A vacation in Maine led Craig Kimball to pitch an idea to help celebrate the town's 375th anniversary.

Kimball, an administrator in the town's information technology department, said on his yearly vacation in Maine to visit family, his cousin's son convinced Kimball, his 17-year-old son Keith, and Keith's friend to field a team for a local Wiffle Ball tournament in that town. "At the end of our vacation, Keith told me the Wiffle Ball tournament was the highlight of his vacation," Kimball said.

After a little research on their return, Kimball said they learned that the popular Wiffle Ball -- while made in a factory in Shelton -- was actually created in Fairfield. Kimball decided to register a tournament with the company, and after exchanging emails with owner David J. Mullany, learned that Mullany's father and grandfather designed the Wiffle Ball at their kitchen table at their Edgehill Road home in 1953.

The tournament Kimball was organizing suddenly became something more.

"That's when the bulb went off," Kimball said. "What would be better than to bring Wiffle Ball back home where it all started, especially on our 375th anniversary?"
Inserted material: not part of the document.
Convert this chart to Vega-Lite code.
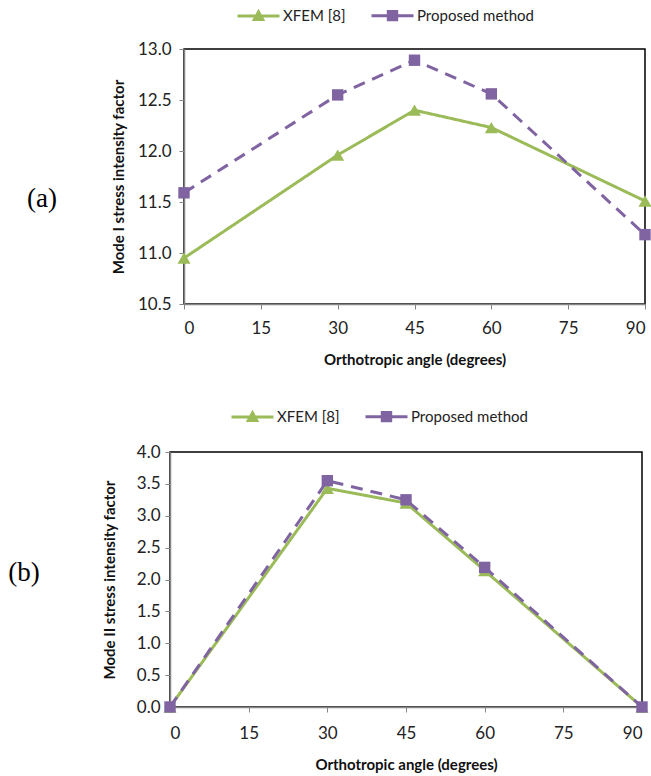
{
  "$schema": "https://vega.github.io/schema/vega-lite/v6.json",
  "padding": {"left": 5, "top": 0, "right": 0, "bottom": 0},
  "background": "white",
  "spacing": 33,
  "datasets": {
    "a": [
      {"series": "XFEM [8]", "angle": 0, "value": 10.95},
      {"series": "XFEM [8]", "angle": 30, "value": 11.96},
      {"series": "XFEM [8]", "angle": 45, "value": 12.40},
      {"series": "XFEM [8]", "angle": 60, "value": 12.23},
      {"series": "XFEM [8]", "angle": 90, "value": 11.51},
      {"series": "Proposed method", "angle": 0, "value": 11.59},
      {"series": "Proposed method", "angle": 30, "value": 12.55},
      {"series": "Proposed method", "angle": 45, "value": 12.89},
      {"series": "Proposed method", "angle": 60, "value": 12.56},
      {"series": "Proposed method", "angle": 90, "value": 11.18}
    ],
    "b": [
      {"series": "XFEM [8]", "angle": 0, "value": 0},
      {"series": "XFEM [8]", "angle": 30, "value": 3.43},
      {"series": "XFEM [8]", "angle": 45, "value": 3.20},
      {"series": "XFEM [8]", "angle": 60, "value": 2.14},
      {"series": "XFEM [8]", "angle": 90, "value": 0},
      {"series": "Proposed method", "angle": 0, "value": 0},
      {"series": "Proposed method", "angle": 30, "value": 3.55},
      {"series": "Proposed method", "angle": 45, "value": 3.25},
      {"series": "Proposed method", "angle": 60, "value": 2.19},
      {"series": "Proposed method", "angle": 90, "value": 0}
    ]
  },
  "config": {
    "view": {"stroke": "#000000", "strokeWidth": 1.5},
    "axis": {
      "domainColor": "#868686", "domainWidth": 1.5, "tickColor": "#868686", "tickSize": 5, "tickWidth": 1,
      "grid": false, "labelFont": "Lato", "labelFontSize": 17, "labelColor": "#222222",
      "titleFont": "Lato", "titleFontSize": 15, "titleFontWeight": "bold", "titleColor": "#111111"
    },
    "legend": {
      "direction": "horizontal", "labelFont": "Lato", "labelFontSize": 15, "labelColor": "#222222",
      "symbolSize": 784, "symbolStrokeWidth": 3, "labelOffset": 9, "columnPadding": 19, "padding": 0
    }
  },
  "vconcat": [
    {
      "spacing": 31,
      "hconcat": [
        {
          "width": 74, "height": 255,
          "view": {"stroke": null},
          "data": {"values": [{"label": "(a)"}]},
          "mark": {"type": "text", "font": "Liberation Serif", "fontSize": 27, "color": "#000000", "align": "center", "baseline": "middle", "dy": 22},
          "encoding": {"text": {"field": "label", "type": "nominal"}}
        },
        {
          "width": 461, "height": 255,
          "data": {"name": "a"},
          "encoding": {
            "x": {"field": "angle", "type": "quantitative", "scale": {"domain": [0, 90], "nice": false}, "axis": {"values": [0, 15, 30, 45, 60, 75, 90], "title": "Orthotropic angle (degrees)", "labelPadding": 11, "titlePadding": 16}},
            "y": {"field": "value", "type": "quantitative", "scale": {"domain": [10.5, 13], "nice": false, "zero": false}, "axis": {"values": [10.5, 11, 11.5, 12, 12.5, 13], "format": ".1f", "title": "Mode I stress intensity factor", "labelPadding": 8, "titlePadding": 11}}
          },
          "layer": [
            {
              "mark": {"type": "line", "strokeWidth": 3},
              "encoding": {
                "color": {"field": "series", "type": "nominal", "scale": {"domain": ["XFEM [8]", "Proposed method"], "range": ["#9BBB59", "#8064A2"]}, "legend": null},
                "strokeDash": {"field": "series", "type": "nominal", "scale": {"domain": ["XFEM [8]", "Proposed method"], "range": [[1, 0], [12, 8]]}, "legend": null}
              }
            },
            {
              "transform": [{"filter": "datum.series == 'XFEM [8]'"}],
              "mark": {"type": "point", "shape": "triangle-up", "filled": true, "opacity": 1, "size": 170, "color": "#9BBB59"},
              "encoding": {}
            },
            {
              "transform": [{"filter": "datum.series == 'Proposed method'"}],
              "mark": {"type": "point", "shape": "square", "filled": true, "opacity": 1, "size": 130, "color": "#8064A2"},
              "encoding": {}
            },
            {
              "mark": {"type": "point", "filled": true, "opacity": 0},
              "encoding": {
                "fill": {"field": "series", "type": "nominal", "scale": {"domain": ["XFEM [8]", "Proposed method"], "range": ["#9BBB59", "#8064A2"]}, "legend": {"title": ".", "titleOrient": "left", "titleFontSize": 1, "titleOpacity": 0, "titlePadding": 237, "orient": "top", "offset": 13, "symbolOpacity": 1}},
                "stroke": {"field": "series", "type": "nominal", "scale": {"domain": ["XFEM [8]", "Proposed method"], "range": ["#9BBB59", "#8064A2"]}, "legend": {"title": ".", "titleOrient": "left", "titleFontSize": 1, "titleOpacity": 0, "titlePadding": 237, "orient": "top", "offset": 13, "symbolOpacity": 1}},
                "shape": {"field": "series", "type": "nominal", "scale": {"domain": ["XFEM [8]", "Proposed method"], "range": ["M-1.5,0L1.5,0M-0.3,0.24L0,-0.3L0.3,0.24Z", "M-1.5,0L1.5,0M-0.3,-0.3L0.3,-0.3L0.3,0.3L-0.3,0.3Z"]}, "legend": {"title": ".", "titleOrient": "left", "titleFontSize": 1, "titleOpacity": 0, "titlePadding": 237, "orient": "top", "offset": 13, "symbolOpacity": 1}}
              }
            }
          ]
        }
      ]
    },
    {
      "spacing": 58,
      "hconcat": [
        {
          "width": 38, "height": 255,
          "view": {"stroke": null},
          "data": {"values": [{"label": "(b)"}]},
          "mark": {"type": "text", "font": "Liberation Serif", "fontSize": 27, "color": "#000000", "align": "center", "baseline": "middle", "dy": -7},
          "encoding": {"text": {"field": "label", "type": "nominal"}}
        },
        {
          "width": 472, "height": 255,
          "data": {"name": "b"},
          "encoding": {
            "x": {"field": "angle", "type": "quantitative", "scale": {"domain": [0, 90], "nice": false}, "axis": {"values": [0, 15, 30, 45, 60, 75, 90], "title": "Orthotropic angle (degrees)", "labelPadding": 13, "titlePadding": 16}},
            "y": {"field": "value", "type": "quantitative", "scale": {"domain": [0, 4], "nice": false}, "axis": {"values": [0, 0.5, 1, 1.5, 2, 2.5, 3, 3.5, 4], "format": ".1f", "title": "Mode II stress intensity factor", "labelPadding": 5, "titlePadding": 19}}
          },
          "layer": [
            {
              "mark": {"type": "line", "strokeWidth": 3},
              "encoding": {
                "color": {"field": "series", "type": "nominal", "scale": {"domain": ["XFEM [8]", "Proposed method"], "range": ["#9BBB59", "#8064A2"]}, "legend": null},
                "strokeDash": {"field": "series", "type": "nominal", "scale": {"domain": ["XFEM [8]", "Proposed method"], "range": [[1, 0], [12, 8]]}, "legend": null}
              }
            },
            {
              "transform": [{"filter": "datum.series == 'XFEM [8]'"}],
              "mark": {"type": "point", "shape": "triangle-up", "filled": true, "opacity": 1, "size": 170, "color": "#9BBB59"},
              "encoding": {}
            },
            {
              "transform": [{"filter": "datum.series == 'Proposed method'"}],
              "mark": {"type": "point", "shape": "square", "filled": true, "opacity": 1, "size": 130, "color": "#8064A2"},
              "encoding": {}
            },
            {
              "mark": {"type": "point", "filled": true, "opacity": 0},
              "encoding": {
                "fill": {"field": "series", "type": "nominal", "scale": {"domain": ["XFEM [8]", "Proposed method"], "range": ["#9BBB59", "#8064A2"]}, "legend": {"title": null, "orient": "none", "legendX": 232, "legendY": -51, "symbolOpacity": 1}},
                "stroke": {"field": "series", "type": "nominal", "scale": {"domain": ["XFEM [8]", "Proposed method"], "range": ["#9BBB59", "#8064A2"]}, "legend": {"title": null, "orient": "none", "legendX": 232, "legendY": -51, "symbolOpacity": 1}},
                "shape": {"field": "series", "type": "nominal", "scale": {"domain": ["XFEM [8]", "Proposed method"], "range": ["M-1.5,0L1.5,0M-0.3,0.24L0,-0.3L0.3,0.24Z", "M-1.5,0L1.5,0M-0.3,-0.3L0.3,-0.3L0.3,0.3L-0.3,0.3Z"]}, "legend": {"title": null, "orient": "none", "legendX": 232, "legendY": -51, "symbolOpacity": 1}}
              }
            }
          ]
        }
      ]
    }
  ]
}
Kimball approached First Selectman Michael Tetreau with the idea, and with his support, Kimball said he "hit the ground running."

Thus was born the Wiffle Ball Tournament, slated for Saturday at Roger Ludlowe Middle School with a round-robin format of play.

According to Kimball, Tetreau suggested there might not be enough time this year for a full tournament, and recommended it be a game between the Police and Fire departments.

It was after meeting with Public Works Superintendent Scott Bartlett that the field was expanded to four teams.

After reserving the field through Sue Kiraly of the Parks and Recreation Department staff, Kimball met with Bartlett to work on a design for the tournament's field. Bartlett, he said, was not only happy to help with the design, but also asked about his crew fielding a team.

"That's when the public works and Town Hall teams were created," Kimball said.

At least one member of Mullany's family will be on hand to throw out the first pitch for the inaugural tournament.

The entry fee of $120 will go to a local charity.

Tournament play will start at 10 a.m., with each game expected to last an hour. Trophies are expected to be awarded about 3:30 p.m.